| HN Mirror

Y	Hacker News new \| ask \| show \| jobs


	by archon 5 hours ago
	I'm uneducated on how distillation works at more than a basic level so forgive me if this is a stupid question. Isn't "distillation" of another provider's model exactly how these models got training date in the first place: Massive amounts of the written word + Prompt -> Answer. Why wouldn't distillation produce similar "reasoning" in the new model? It's just inputs and outputs.

2 comments

maxbond 4 hours ago

What you're describing is (pre-)training. Distillation requires richer labels, the probability distribution over tokens (it would be logits rather than probabilities but that's not important). From a chat transcript you can only understand the argmax/most likely token of that distribution (and only if the API allows you to set the temperature to 0). It's not impossible for an API to give you that but they won't if they don't want you distilling their models.

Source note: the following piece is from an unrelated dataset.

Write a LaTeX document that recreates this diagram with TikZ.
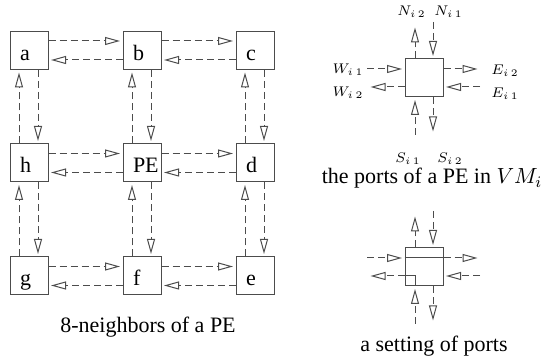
\documentclass[tikz,border=0pt]{standalone}
\usepackage{fontspec}
\setmainfont{Liberation Serif}
\usetikzlibrary{arrows.meta}
\tikzset{
  cell/.style={draw=black!70, line width=0.5pt, minimum width=19pt, minimum height=19pt,
    inner xsep=5pt, inner ysep=0pt, text width=9pt, align=left, text height=14.5pt, text depth=4.5pt},
  portbox/.style={draw=black!70, line width=0.5pt, minimum size=19pt, inner sep=0pt},
  link/.style={draw=black!70, line width=0.5pt, dash pattern=on 3.5pt off 2pt,
    -{Triangle[open,length=7.5pt,width=4pt]}, shorten >=1.25pt},
  lab/.style={font=\fontsize{7.5}{9}\selectfont, inner sep=0pt}
}
\begin{document}
\begin{tikzpicture}[x=0.5pt, y=-0.5pt, every node/.style={font=\fontsize{11}{13}\selectfont}]
    \useasboundingbox (0,0) rectangle (545,362);
    % the 3x3 grid of PEs
    \node[cell] (a)  at (29,50.5)  {a};
    \node[cell] (b)  at (142,50.5) {b};
    \node[cell] (c)  at (255,50.5) {c};
    \node[cell] (h)  at (29,163)   {h};
    \node[cell] (pe) at (142,163)  {PE};
    \node[cell] (d)  at (255,163)  {d};
    \node[cell] (g)  at (29,276)   {g};
    \node[cell] (f)  at (142,276)  {f};
    \node[cell] (e)  at (255,276)  {e};
    % horizontal links
    \draw[link] ([yshift=4.75pt]a.east) -- ([yshift=4.75pt]b.west);
    \draw[link] ([yshift=-4.75pt]b.west) -- ([yshift=-4.75pt]a.east);
    \draw[link] ([yshift=4.75pt]b.east) -- ([yshift=4.75pt]c.west);
    \draw[link] ([yshift=-4.75pt]c.west) -- ([yshift=-4.75pt]b.east);
    \draw[link] ([yshift=4.75pt]h.east) -- ([yshift=4.75pt]pe.west);
    \draw[link] ([yshift=-4.75pt]pe.west) -- ([yshift=-4.75pt]h.east);
    \draw[link] ([yshift=4.75pt]pe.east) -- ([yshift=4.75pt]d.west);
    \draw[link] ([yshift=-4.75pt]d.west) -- ([yshift=-4.75pt]pe.east);
    \draw[link] ([yshift=4.75pt]g.east) -- ([yshift=4.75pt]f.west);
    \draw[link] ([yshift=-4.75pt]f.west) -- ([yshift=-4.75pt]g.east);
    \draw[link] ([yshift=4.75pt]f.east) -- ([yshift=4.75pt]e.west);
    \draw[link] ([yshift=-4.75pt]e.west) -- ([yshift=-4.75pt]f.east);
    % vertical links
    \draw[link] ([xshift=-5pt]h.north) -- ([xshift=-5pt]a.south);
    \draw[link] ([xshift=4.5pt]a.south) -- ([xshift=4.5pt]h.north);
    \draw[link] ([xshift=-5pt]g.north) -- ([xshift=-5pt]h.south);
    \draw[link] ([xshift=4.5pt]h.south) -- ([xshift=4.5pt]g.north);
    \draw[link] ([xshift=-5pt]pe.north) -- ([xshift=-5pt]b.south);
    \draw[link] ([xshift=4.5pt]b.south) -- ([xshift=4.5pt]pe.north);
    \draw[link] ([xshift=-5pt]f.north) -- ([xshift=-5pt]pe.south);
    \draw[link] ([xshift=4.5pt]pe.south) -- ([xshift=4.5pt]f.north);
    \draw[link] ([xshift=-5pt]d.north) -- ([xshift=-5pt]c.south);
    \draw[link] ([xshift=4.5pt]c.south) -- ([xshift=4.5pt]d.north);
    \draw[link] ([xshift=-5pt]e.north) -- ([xshift=-5pt]d.south);
    \draw[link] ([xshift=4.5pt]d.south) -- ([xshift=4.5pt]e.north);
    \node[anchor=base] (capgrid) at (148,333) {8-neighbors of a PE};
    % the ports of one PE
    \node[portbox] (v) at (424,78) {};
    \coordinate (vNo) at (415,25);
    \coordinate (vNi) at (433,22);
    \coordinate (vWi) at (367,69);
    \coordinate (vWo) at (368,87);
    \coordinate (vEo) at (480,69);
    \coordinate (vEi) at (480,87);
    \coordinate (vSi) at (415,135);
    \coordinate (vSo) at (433,134);
    \draw[link] ([xshift=-4.5pt]v.north) -- (vNo);
    \draw[link] (vNi) -- ([xshift=4.5pt]v.north);
    \draw[link] (vWi) -- ([yshift=4.5pt]v.west);
    \draw[link] ([yshift=-4.5pt]v.west) -- (vWo);
    \draw[link] ([yshift=4.5pt]v.east) -- (vEo);
    \draw[link] (vEi) -- ([yshift=-4.5pt]v.east);
    \draw[link] (vSi) -- ([xshift=-4.5pt]v.south);
    \draw[link] ([xshift=4.5pt]v.south) -- (vSo);
    \node[lab] (n2) at (411.5,12) {$N_{i\,2}$};
    \node[lab] (n1) at (448.5,12) {$N_{i\,1}$};
    \node[lab] (w1) at (348,70)   {$W_{i\,1}$};
    \node[lab] (w2) at (348,93)   {$W_{i\,2}$};
    \node[lab] (e2) at (505,71)   {$E_{i\,2}$};
    \node[lab] (e1) at (505,94)   {$E_{i\,1}$};
    \node[lab] (s1) at (408,159)  {$S_{i\,1}$};
    \node[lab] (s2) at (450,159)  {$S_{i\,2}$};
    \node[anchor=base] (capports) at (432,184) {the ports of a PE in $VM_i$};
    % a setting of ports
    \begin{scope}[yshift=-94.5pt]
        \node[portbox] (s) at (424,78) {};
        \coordinate (sNo) at (415,25);
        \coordinate (sNi) at (433,22);
        \coordinate (sWi) at (367,69);
        \coordinate (sWo) at (368,87);
        \coordinate (sEo) at (480,69);
        \coordinate (sEi) at (480,87);
        \coordinate (sSi) at (415,135);
        \coordinate (sSo) at (433,134);
        \draw[link] ([xshift=-4.5pt]s.north) -- (sNo);
        \draw[link] (sNi) -- ([xshift=4.5pt]s.north);
        \draw[link] (sWi) -- ([yshift=4.5pt]s.west);
        \draw[link] ([yshift=-4.5pt]s.west) -- (sWo);
        \draw[link] ([yshift=4.5pt]s.east) -- (sEo);
        \draw[link] (sEi) -- ([yshift=-4.5pt]s.east);
        \draw[link] (sSi) -- ([xshift=-4.5pt]s.south);
        \draw[link] ([xshift=4.5pt]s.south) -- (sSo);
        \draw[black!70, line width=0.5pt] ([yshift=4.5pt]s.west) -- ([yshift=4.5pt]s.east);
        \draw[black!70, line width=0.5pt] ([yshift=-4.5pt]s.west) -| ([xshift=-4.5pt]s.south);
        \node[anchor=base] (capset) at (434,163) {a setting of ports};
    \end{scope}
\end{tikzpicture}
\end{document}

The intuition is that distillation exploits not only the "right" answer but the relationship between answers (what's the second most right answer? the third? etc).

zozbot234 5 hours ago

Among other things, because you simply can't get those "massive amounts" of text from a SOTA model at reasonable cost. And complex reasoning cannot possibly be trained in a pure one-shot fashion, real post-training takes massive resources. The whole story doesn't add up.